▶ WHAT YOU WILL DO
Skip the pictures. Reproduce all other material exactly.

▶ DATA SECTION
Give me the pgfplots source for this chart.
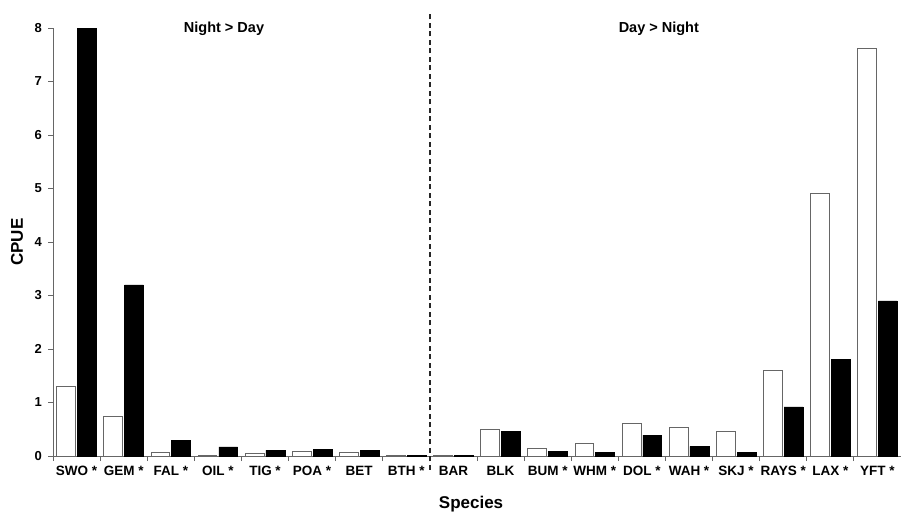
\documentclass[border=0pt]{standalone}
\usepackage{fontspec}
\setmainfont{Liberation Sans}
\usepackage{pgfplots}
\pgfplotsset{compat=1.18}
\usepackage{pgfplotstable}

% Day (white) and night (black) CPUE per species
\pgfplotstableread{
idx species day night
0  SWO  1.30 8.00
1  GEM  0.73 3.20
2  FAL  0.07 0.29
3  OIL  0.01 0.17
4  TIG  0.04 0.11
5  POA  0.08 0.125
6  BET  0.06 0.10
7  BTH  0.01 0.01
8  BAR  0.01 0.01
9  BLK  0.49 0.46
10 BUM  0.15 0.09
11 WHM  0.24 0.07
12 DOL  0.60 0.39
13 WAH  0.53 0.18
14 SKJ  0.45 0.07
15 RAYS 1.59 0.92
16 LAX  4.91 1.81
17 YFT  7.61 2.90
}\cpue

\begin{document}
\begin{tikzpicture}
\begin{axis}[
    at={(0pt,0pt)}, anchor=south west,
    scale only axis,
    width=848pt, height=428pt,
    xmin=-0.5, xmax=17.5,
    ymin=0, ymax=8,
    axis lines*=left,
    axis line style={black!60, line width=0.9pt},
    tick style={black!60, line width=0.9pt},
    tick align=outside,
    xtick={0,...,17},
    xticklabels={SWO *, GEM *, FAL *, OIL *, TIG *, POA *, BET, BTH *, BAR, BLK, BUM *, WHM *, DOL *, WAH *, SKJ *, RAYS *, LAX *, YFT *},
    x tick style={draw=none},
    minor xtick={-0.5,0.5,...,17.5},
    minor x tick style={draw=black!60, line width=0.9pt},
    minor tick length=5pt,
    ytick={0,...,8},
    major tick length=5pt,
    xticklabel style={font=\fontsize{13.5}{16}\selectfont\bfseries, yshift=-2pt},
    yticklabel style={font=\fontsize{13}{15}\selectfont\bfseries, xshift=-2.5pt},
    /pgf/number format/assume math mode=true,
    xlabel={Species},
    ylabel={CPUE},
    xlabel style={font=\fontsize{17}{20}\selectfont\bfseries, at={(axis description cs:0.493,-0.112)}, anchor=center},
    ylabel style={font=\fontsize{17}{20}\selectfont\bfseries, at={(axis description cs:-0.0425,0.5)}, anchor=center, rotate=0},
    ybar,
    bar width=0.4,
    clip=false,
]
\addplot[draw=black!60, fill=white, line width=0.9pt, bar shift=-0.22] table[x=idx, y=day] {\cpue};
\addplot[draw=black, fill=black, line width=0.5pt, bar shift=0.22] table[x=idx, y=night] {\cpue};
\draw[black!85, line width=1.4pt, dash pattern=on 5pt off 3.5pt] (axis cs:7.5,-0.26) -- (axis cs:7.5,8.3);
\node[font=\fontsize{14.5}{17}\selectfont\bfseries] at (axis cs:3.13,7.98) {Night > Day};
\node[font=\fontsize{14.5}{17}\selectfont\bfseries] at (axis cs:12.36,7.98) {Day > Night};
\end{axis}
\pgfresetboundingbox
\useasboundingbox (-53pt,-58pt) rectangle (848pt,456pt);
\end{tikzpicture}
\end{document}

▶ FINAL ANSWER
Give me the pgfplots source for this chart.
\documentclass[border=0pt]{standalone}
\usepackage{fontspec}
\setmainfont{Liberation Sans}
\usepackage{pgfplots}
\pgfplotsset{compat=1.18}
\usepackage{pgfplotstable}

% Day (white) and night (black) CPUE per species
\pgfplotstableread{
idx species day night
0  SWO  1.30 8.00
1  GEM  0.73 3.20
2  FAL  0.07 0.29
3  OIL  0.01 0.17
4  TIG  0.04 0.11
5  POA  0.08 0.125
6  BET  0.06 0.10
7  BTH  0.01 0.01
8  BAR  0.01 0.01
9  BLK  0.49 0.46
10 BUM  0.15 0.09
11 WHM  0.24 0.07
12 DOL  0.60 0.39
13 WAH  0.53 0.18
14 SKJ  0.45 0.07
15 RAYS 1.59 0.92
16 LAX  4.91 1.81
17 YFT  7.61 2.90
}\cpue

\begin{document}
\begin{tikzpicture}
\begin{axis}[
    at={(0pt,0pt)}, anchor=south west,
    scale only axis,
    width=848pt, height=428pt,
    xmin=-0.5, xmax=17.5,
    ymin=0, ymax=8,
    axis lines*=left,
    axis line style={black!60, line width=0.9pt},
    tick style={black!60, line width=0.9pt},
    tick align=outside,
    xtick={0,...,17},
    xticklabels={SWO *, GEM *, FAL *, OIL *, TIG *, POA *, BET, BTH *, BAR, BLK, BUM *, WHM *, DOL *, WAH *, SKJ *, RAYS *, LAX *, YFT *},
    x tick style={draw=none},
    minor xtick={-0.5,0.5,...,17.5},
    minor x tick style={draw=black!60, line width=0.9pt},
    minor tick length=5pt,
    ytick={0,...,8},
    major tick length=5pt,
    xticklabel style={font=\fontsize{13.5}{16}\selectfont\bfseries, yshift=-2pt},
    yticklabel style={font=\fontsize{13}{15}\selectfont\bfseries, xshift=-2.5pt},
    /pgf/number format/assume math mode=true,
    xlabel={Species},
    ylabel={CPUE},
    xlabel style={font=\fontsize{17}{20}\selectfont\bfseries, at={(axis description cs:0.493,-0.112)}, anchor=center},
    ylabel style={font=\fontsize{17}{20}\selectfont\bfseries, at={(axis description cs:-0.0425,0.5)}, anchor=center, rotate=0},
    ybar,
    bar width=0.4,
    clip=false,
]
\addplot[draw=black!60, fill=white, line width=0.9pt, bar shift=-0.22] table[x=idx, y=day] {\cpue};
\addplot[draw=black, fill=black, line width=0.5pt, bar shift=0.22] table[x=idx, y=night] {\cpue};
\draw[black!85, line width=1.4pt, dash pattern=on 5pt off 3.5pt] (axis cs:7.5,-0.26) -- (axis cs:7.5,8.3);
\node[font=\fontsize{14.5}{17}\selectfont\bfseries] at (axis cs:3.13,7.98) {Night > Day};
\node[font=\fontsize{14.5}{17}\selectfont\bfseries] at (axis cs:12.36,7.98) {Day > Night};
\end{axis}
\pgfresetboundingbox
\useasboundingbox (-53pt,-58pt) rectangle (848pt,456pt);
\end{tikzpicture}
\end{document}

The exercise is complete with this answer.